=== Working data ===
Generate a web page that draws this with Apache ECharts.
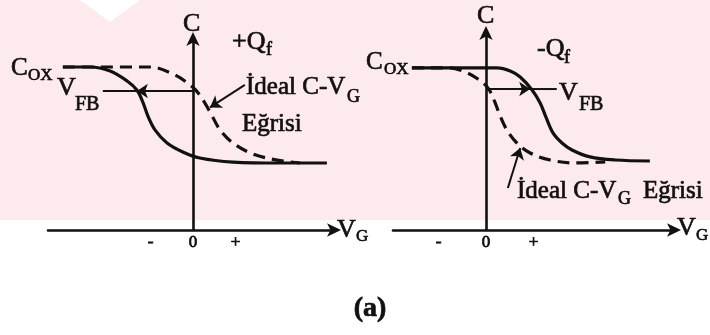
===
=== Working data ===
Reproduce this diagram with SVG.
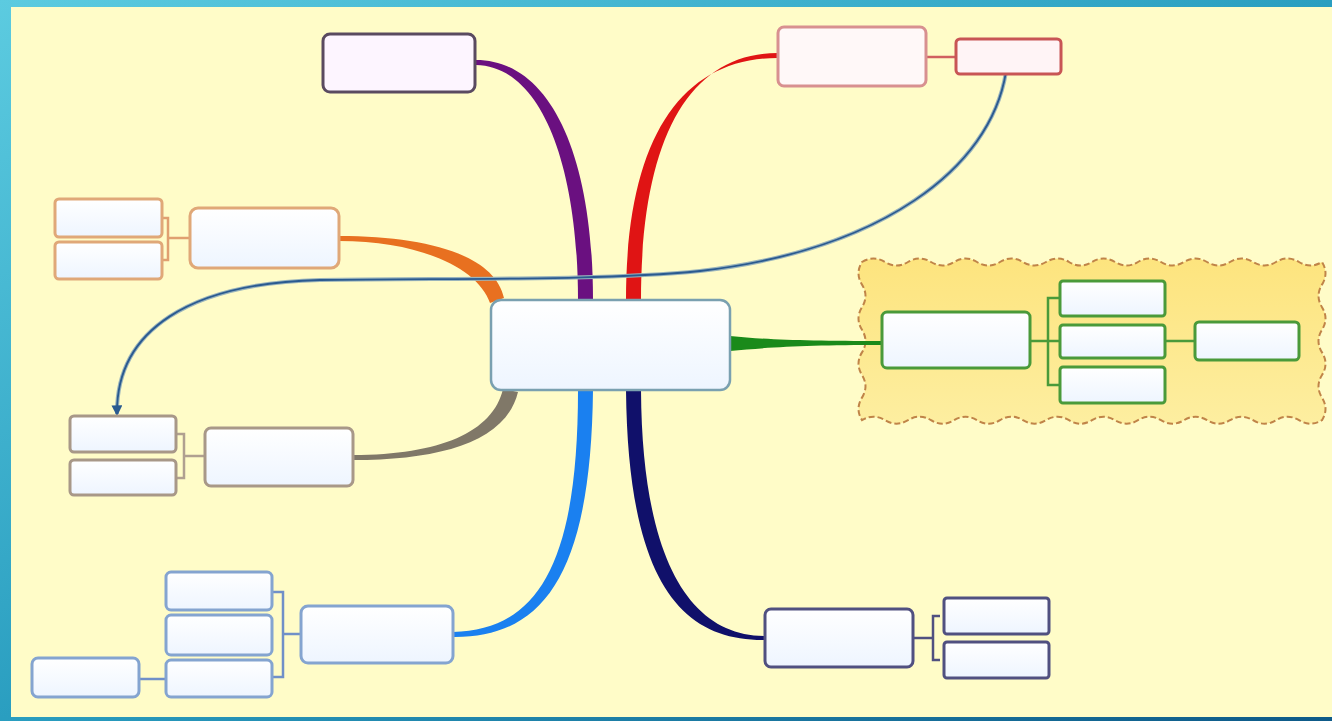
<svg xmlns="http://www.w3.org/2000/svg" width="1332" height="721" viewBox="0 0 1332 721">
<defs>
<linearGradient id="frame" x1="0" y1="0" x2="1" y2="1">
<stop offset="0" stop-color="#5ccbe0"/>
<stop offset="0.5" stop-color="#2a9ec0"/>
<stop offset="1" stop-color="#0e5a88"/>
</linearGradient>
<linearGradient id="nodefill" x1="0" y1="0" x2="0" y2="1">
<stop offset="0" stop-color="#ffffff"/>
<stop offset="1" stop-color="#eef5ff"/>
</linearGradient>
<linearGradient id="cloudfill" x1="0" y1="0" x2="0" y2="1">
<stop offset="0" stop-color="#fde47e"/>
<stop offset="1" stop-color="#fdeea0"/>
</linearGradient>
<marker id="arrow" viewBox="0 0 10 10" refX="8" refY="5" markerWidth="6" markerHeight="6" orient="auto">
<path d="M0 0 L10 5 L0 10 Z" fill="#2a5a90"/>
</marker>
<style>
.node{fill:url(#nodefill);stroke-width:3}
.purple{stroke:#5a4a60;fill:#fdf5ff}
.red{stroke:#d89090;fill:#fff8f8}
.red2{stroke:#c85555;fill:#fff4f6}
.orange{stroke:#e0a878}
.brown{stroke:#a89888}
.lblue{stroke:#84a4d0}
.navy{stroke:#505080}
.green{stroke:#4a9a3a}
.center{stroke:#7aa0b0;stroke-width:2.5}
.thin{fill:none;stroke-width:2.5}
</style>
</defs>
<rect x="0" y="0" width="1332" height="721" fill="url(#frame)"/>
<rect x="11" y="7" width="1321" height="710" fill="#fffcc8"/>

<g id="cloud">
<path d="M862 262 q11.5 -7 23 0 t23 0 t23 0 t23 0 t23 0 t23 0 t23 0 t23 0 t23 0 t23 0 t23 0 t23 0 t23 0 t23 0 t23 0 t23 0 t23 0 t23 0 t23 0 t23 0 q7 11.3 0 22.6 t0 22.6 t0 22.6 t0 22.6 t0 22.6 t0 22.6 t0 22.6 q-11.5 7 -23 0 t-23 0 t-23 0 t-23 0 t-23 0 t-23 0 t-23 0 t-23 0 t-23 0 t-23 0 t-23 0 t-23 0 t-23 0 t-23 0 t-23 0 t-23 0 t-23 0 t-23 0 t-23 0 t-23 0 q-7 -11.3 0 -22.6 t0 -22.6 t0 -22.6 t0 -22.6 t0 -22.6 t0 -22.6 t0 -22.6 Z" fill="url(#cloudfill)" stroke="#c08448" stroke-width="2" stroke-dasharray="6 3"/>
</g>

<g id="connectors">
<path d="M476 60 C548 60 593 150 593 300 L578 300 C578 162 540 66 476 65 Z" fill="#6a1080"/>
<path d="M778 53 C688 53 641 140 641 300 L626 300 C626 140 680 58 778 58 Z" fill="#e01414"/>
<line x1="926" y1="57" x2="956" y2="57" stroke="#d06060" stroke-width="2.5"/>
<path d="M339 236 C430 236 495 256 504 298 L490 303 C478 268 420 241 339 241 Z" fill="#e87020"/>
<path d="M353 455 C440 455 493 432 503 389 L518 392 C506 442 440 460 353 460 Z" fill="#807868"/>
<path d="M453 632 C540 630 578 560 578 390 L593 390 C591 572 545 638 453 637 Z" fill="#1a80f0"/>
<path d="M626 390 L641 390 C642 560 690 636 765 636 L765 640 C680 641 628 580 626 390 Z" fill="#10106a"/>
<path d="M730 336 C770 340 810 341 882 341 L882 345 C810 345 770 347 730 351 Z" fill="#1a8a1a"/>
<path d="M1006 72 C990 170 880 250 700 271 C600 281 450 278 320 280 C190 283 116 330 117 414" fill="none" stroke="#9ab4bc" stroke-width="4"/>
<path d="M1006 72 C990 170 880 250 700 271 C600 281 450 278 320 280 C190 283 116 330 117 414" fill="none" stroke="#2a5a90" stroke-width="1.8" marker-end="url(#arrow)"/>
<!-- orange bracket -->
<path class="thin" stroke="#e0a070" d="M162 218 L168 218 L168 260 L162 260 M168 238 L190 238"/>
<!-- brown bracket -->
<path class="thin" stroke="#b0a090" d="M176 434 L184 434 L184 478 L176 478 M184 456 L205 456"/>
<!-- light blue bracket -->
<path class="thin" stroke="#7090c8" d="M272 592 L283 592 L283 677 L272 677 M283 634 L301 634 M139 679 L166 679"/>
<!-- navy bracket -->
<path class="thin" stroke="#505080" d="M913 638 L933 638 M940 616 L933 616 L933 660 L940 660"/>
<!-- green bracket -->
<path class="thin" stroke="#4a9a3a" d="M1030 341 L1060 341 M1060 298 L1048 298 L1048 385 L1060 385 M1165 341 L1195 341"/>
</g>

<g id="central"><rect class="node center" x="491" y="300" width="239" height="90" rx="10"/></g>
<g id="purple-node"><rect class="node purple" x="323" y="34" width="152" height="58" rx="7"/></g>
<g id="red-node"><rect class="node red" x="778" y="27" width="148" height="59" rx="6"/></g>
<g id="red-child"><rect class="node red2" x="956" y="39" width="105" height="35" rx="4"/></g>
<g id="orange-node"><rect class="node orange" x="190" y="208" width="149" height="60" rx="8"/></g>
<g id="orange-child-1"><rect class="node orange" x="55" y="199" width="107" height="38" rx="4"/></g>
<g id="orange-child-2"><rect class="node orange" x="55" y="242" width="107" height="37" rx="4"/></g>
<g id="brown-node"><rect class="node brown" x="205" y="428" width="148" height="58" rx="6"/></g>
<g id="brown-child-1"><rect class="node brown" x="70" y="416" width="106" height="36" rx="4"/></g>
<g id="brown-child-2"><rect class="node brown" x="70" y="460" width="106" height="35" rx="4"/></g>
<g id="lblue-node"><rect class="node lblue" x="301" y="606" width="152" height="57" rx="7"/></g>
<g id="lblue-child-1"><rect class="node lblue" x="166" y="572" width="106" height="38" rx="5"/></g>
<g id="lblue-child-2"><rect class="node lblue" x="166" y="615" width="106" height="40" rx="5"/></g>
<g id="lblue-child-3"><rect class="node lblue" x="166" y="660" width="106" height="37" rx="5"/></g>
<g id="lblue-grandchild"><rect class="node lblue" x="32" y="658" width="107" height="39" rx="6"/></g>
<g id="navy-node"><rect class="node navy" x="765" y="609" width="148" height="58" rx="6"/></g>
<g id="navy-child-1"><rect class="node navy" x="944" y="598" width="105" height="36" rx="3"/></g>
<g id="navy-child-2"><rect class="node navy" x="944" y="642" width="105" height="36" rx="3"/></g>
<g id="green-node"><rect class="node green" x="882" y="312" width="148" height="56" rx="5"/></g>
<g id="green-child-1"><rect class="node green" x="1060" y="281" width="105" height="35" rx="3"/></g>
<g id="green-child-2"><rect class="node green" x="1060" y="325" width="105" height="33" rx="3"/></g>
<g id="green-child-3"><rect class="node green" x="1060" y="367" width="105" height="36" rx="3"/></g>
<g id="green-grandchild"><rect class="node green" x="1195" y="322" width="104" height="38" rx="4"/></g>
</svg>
===
=== Working data ===
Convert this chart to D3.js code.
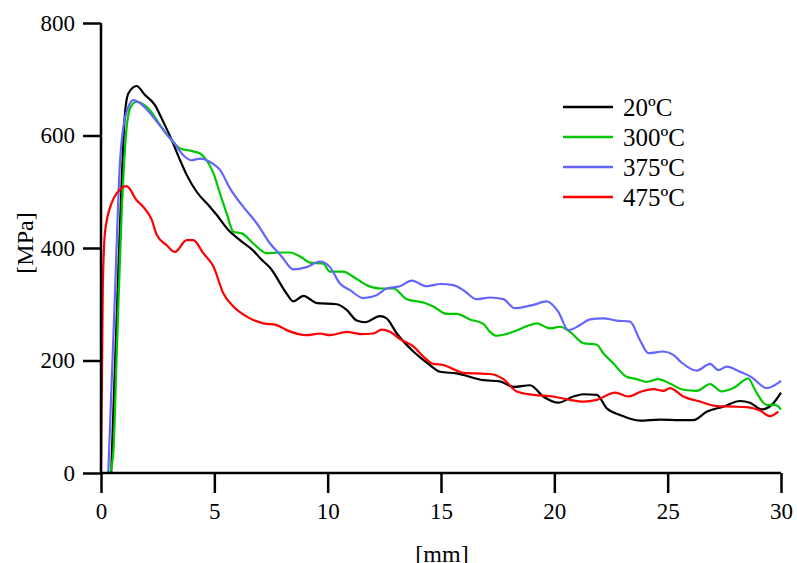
===
_Stated exercise_
From the data above, copy each line where the string "with" appears.

_Solved problem_
Generate a web page that draws this with Apache ECharts.
Reproduce this diagram with SVG.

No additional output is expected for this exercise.